Cornbread with Quail Eggs:

Ingredients

Day of:

  • 24 hard boiled Quail eggs
  • 3 eggs
  • 1/2 cup maple syrup/honey
  • 1/3 cup melted butter
  • 1/3 cup brown sugar
  • 1 1/2 cups flour
  • 1 1/4 cups pastry flour
  • 2 teaspoon baking powder
  • 1/2 teaspoon baking soda
  • 1 1/2 teaspoon salt
  • 1 cup corn
  • 1 LB bacon (crispy)
  • 4 tablespoons bacon fat

The night before:

  • 3 cups buttermilk
  • 1 1/2 cups cornmeal

Method

The night before, soak cornmeal in buttermilk. Cover with plastic wrap and leave on counter. Next morning, cook bacon till crispy, crumble and set aside. Be sure to keep 4 tbs. of bacon fat for the recipe. Add water to a large pot and bring to a boil. Add in Quail eggs and lightly boil for 4 minutes. Remove from water and cool under cold water. Peel Quail eggs and set aside. Add bacon fat to a 9x13 casserole dish (I used a cast iron one but you can use glass or ceramic.) and place into a 375F oven. In the cornmeal buttermilk bowl add eggs, maple syrup or honey, melted butter and brown sugar. Mix with a wire whisk till well blended. In a separate bowl combine the flours, baking powder, baking soda and salt. Mix together with a wire whisk. Pour liquid mixture into dry mixture. Mix together with a spatula, add in corn and crispy bacon (hold back 3 tbs. of bacon to sprinkle on top. Mix till just combined. Once the bacon fat is smoking in the casserole dish remove from oven. Add about half the batter to the hot casserole dish. Now, sprinkle the boiled Quail eggs on to, pour the rest of the batter over top the Quail eggs. Sprinkle with the 3 tablespoons of bacon. If you want you can add some grated cheese on top also. Bake for 40-45 minutes, if you are using a glass or ceramic dish it may only take 30 - 35 minutes. You want the cornbread to be firm and springy when touched in the middle. The top will have a light brown color. The internal temperature will read between 180 - 185F. Allow to cool in pan for 15 minutes before cutting.

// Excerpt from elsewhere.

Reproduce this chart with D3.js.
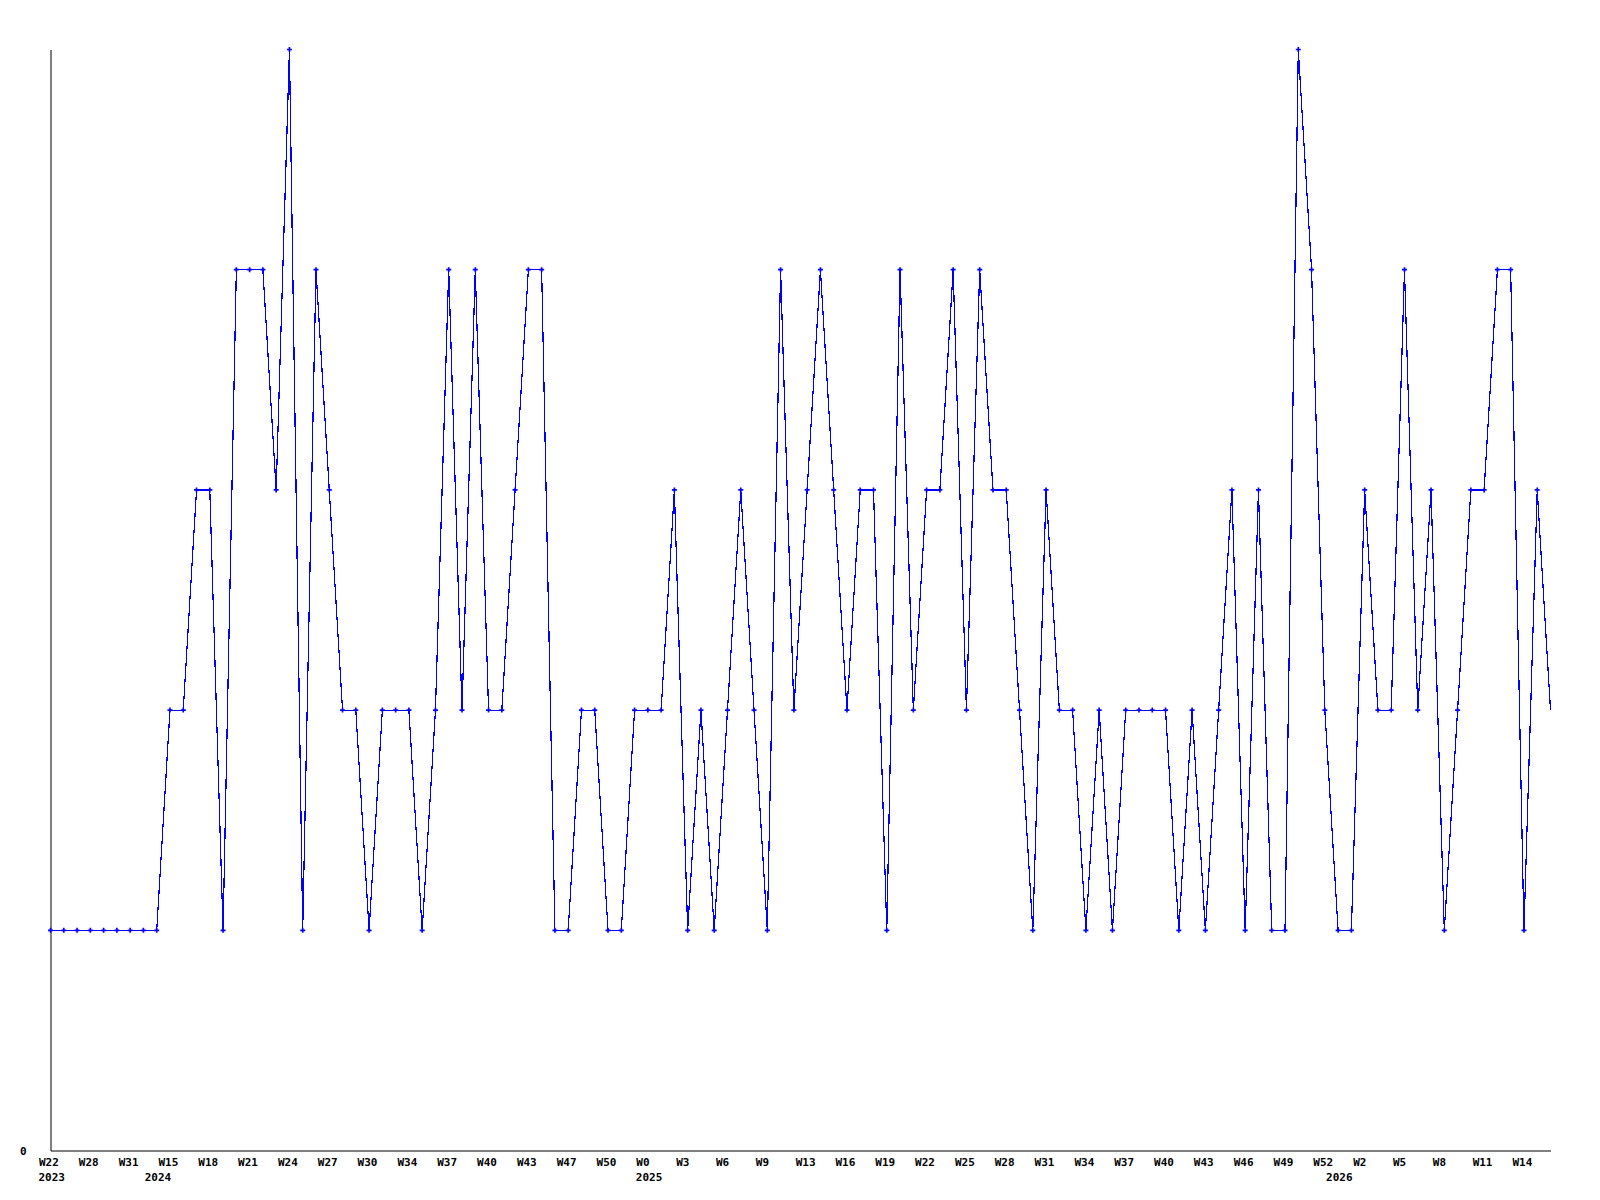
<!DOCTYPE html>
<html>
<head>
<meta charset="utf-8">
<script src="https://cdn.jsdelivr.net/npm/d3@7"></script>
<style>
  body { margin: 0; background: #fff; }
  text { font-family: "DejaVu Sans Mono", monospace; font-weight: bold; font-size: 11px; }
</style>
</head>
<body>
<svg id="chart" width="1600" height="1200"></svg>
<script>
// weekly counts, one per point
const values = [
  1, 1, 1, 1, 1, 1, 1, 1, 1, 2,
  2, 3, 3, 1, 4, 4, 4, 3, 5, 1,
  4, 3, 2, 2, 1, 2, 2, 2, 1, 2,
  4, 2, 4, 2, 2, 3, 4, 4, 1, 1,
  2, 2, 1, 1, 2, 2, 2, 3, 1, 2,
  1, 2, 3, 2, 1, 4, 2, 3, 4, 3,
  2, 3, 3, 1, 4, 2, 3, 3, 4, 2,
  4, 3, 3, 2, 1, 3, 2, 2, 1, 2,
  1, 2, 2, 2, 2, 1, 2, 1, 2, 3,
  1, 3, 1, 1, 5, 4, 2, 1, 1, 3,
  2, 2, 4, 2, 3, 1, 2, 3, 3, 4,
  4, 1, 3, 2
];

// a label on every 3rd point
const tickEvery = 3;
const tickLabels = [
  'W22', 'W28', 'W31', 'W15', 'W18', 'W21', 'W24', 'W27', 'W30', 'W34',
  'W37', 'W40', 'W43', 'W47', 'W50', 'W0', 'W3', 'W6', 'W9', 'W13',
  'W16', 'W19', 'W22', 'W25', 'W28', 'W31', 'W34', 'W37', 'W40', 'W43',
  'W46', 'W49', 'W52', 'W2', 'W5', 'W8', 'W11', 'W14'
];

// year labels and the first point of each year
const years = ['2023', '2024', '2025', '2026'];
const yearStart = [0, 8, 45, 97];

const svg = d3.select('#chart');

var x = d3.scaleLinear()
  .domain([0, values.length - 1])
  .range([50.5, 1550.5]);
var y = d3.scaleLinear()
  .domain([0, 5])
  .range([1150.5, 49.5]);

// x axis, labels start a little left of their point
var xAxis = svg.append('g')
  .attr('transform', 'translate(0,' + y(0) + ')')
  .call(d3.axisBottom(x)
    .tickValues(tickLabels.map(function(d, i) { return i * tickEvery; }))
    .tickFormat(function(d) { return tickLabels[d / tickEvery]; })
    .tickSize(0)
    .tickSizeOuter(0)
    .tickPadding(8));
xAxis.selectAll('text')
  .attr('fill', '#000')
  .attr('text-anchor', 'start')
  .attr('dx', -12)
  .style('font-family', '"DejaVu Sans Mono", monospace')
  .style('font-weight', 'bold')
  .style('font-size', '11px');
xAxis.select('.domain').attr('stroke', '#000');

svg.selectAll('.year')
  .data(years)
  .enter()
  .append('text')
  .attr('class', 'year')
  .attr('x', function(d, i) { return x(yearStart[i]) - 12; })
  .attr('y', 1181)
  .attr('text-anchor', 'start')
  .text(function(d) { return d; });

// y axis, only the zero is labelled
var yAxis = svg.append('g')
  .attr('transform', 'translate(' + x(0) + ',0)')
  .call(d3.axisLeft(y)
    .tickValues([0])
    .tickFormat(d3.format('d'))
    .tickSize(0)
    .tickSizeOuter(0)
    .tickPadding(24));
yAxis.selectAll('text')
  .attr('fill', '#000')
  .style('font-family', '"DejaVu Sans Mono", monospace')
  .style('font-weight', 'bold')
  .style('font-size', '11px');
yAxis.select('.domain').attr('stroke', '#000');

// the line
var line = d3.line()
  .x(function(d, i) { return x(i); })
  .y(function(d) { return y(d); });

svg.append('path')
  .datum(values)
  .attr('d', line)
  .attr('fill', 'none')
  .attr('stroke', '#0000ff')
  .attr('stroke-width', 1.2)
  .attr('shape-rendering', 'crispEdges');

// small cross markers (none on the last point, as in the source)
var cross = d3.symbol().type(d3.symbolCross).size(14);
svg.selectAll('.pt')
  .data(values.slice(0, values.length - 1))
  .enter()
  .append('path')
  .attr('class', 'pt')
  .attr('d', cross)
  .attr('transform', function(d, i) { return 'translate(' + x(i) + ',' + y(d) + ')'; })
  .attr('fill', '#0000ff');
</script>
</body>
</html>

Cottage Loaf Bread Recipe: Makes 2 - 1 1/4 lb loaves

Ingredients

  • 1 teaspoon sugar
  • 1 cup lukewarm water
  • 2 packages active dry yeast
  • 4 1/2 cups unbleached flour
  • 1 1/2 teaspoon salt
  • 1 cup lukewarm milk
  • 2 tablespoons butter

Glaze:

  • 3/4 teaspoon cornstarch
  • 3/4 teaspoon cold water
  • 1/3 cup boiling water

Method

In a bowl dissolve pour in the lukewarm water add the sugar and dissolve. Open the 2 packages of yeast and sprinkle on top of water. Stir with a fork. Allow to sit for 5 - 8 minutes. Lightly butter 2 cookie sheets and set a side for later. In a bowl sift together the flour and salt. Create a well and add the water/yeast mixture and the lukewarm milk. Mix together and knead for 10 minutes. Place into a clean oiled bowl cover and allow to rise for 1 hour. Remove dough and knead for 5 minutes. Cut the dough into 2 equal pieces. Cut off 1/3 from each piece of dough. Roll the two larger pieces and place them on the cookie sheet. Roll the two remaining pieces and place them on top of the larger pieces. Flour a wooden spoon and push it through the two pieces of dough to secure them. Cover and allow to rise for 15-20 minutes. Preheat oven to 450 degrees. Now, you want to make the glaze. In a bowl combine the cornstarch and the cold water, mix together. Add the boiling water and mix. Allow to cool slightly. Brush the tops of the loaves. Bake for 10 minutes then turn the heat down to 400 degrees and continue to bake for 20 -25 minutes. Cool on a rack.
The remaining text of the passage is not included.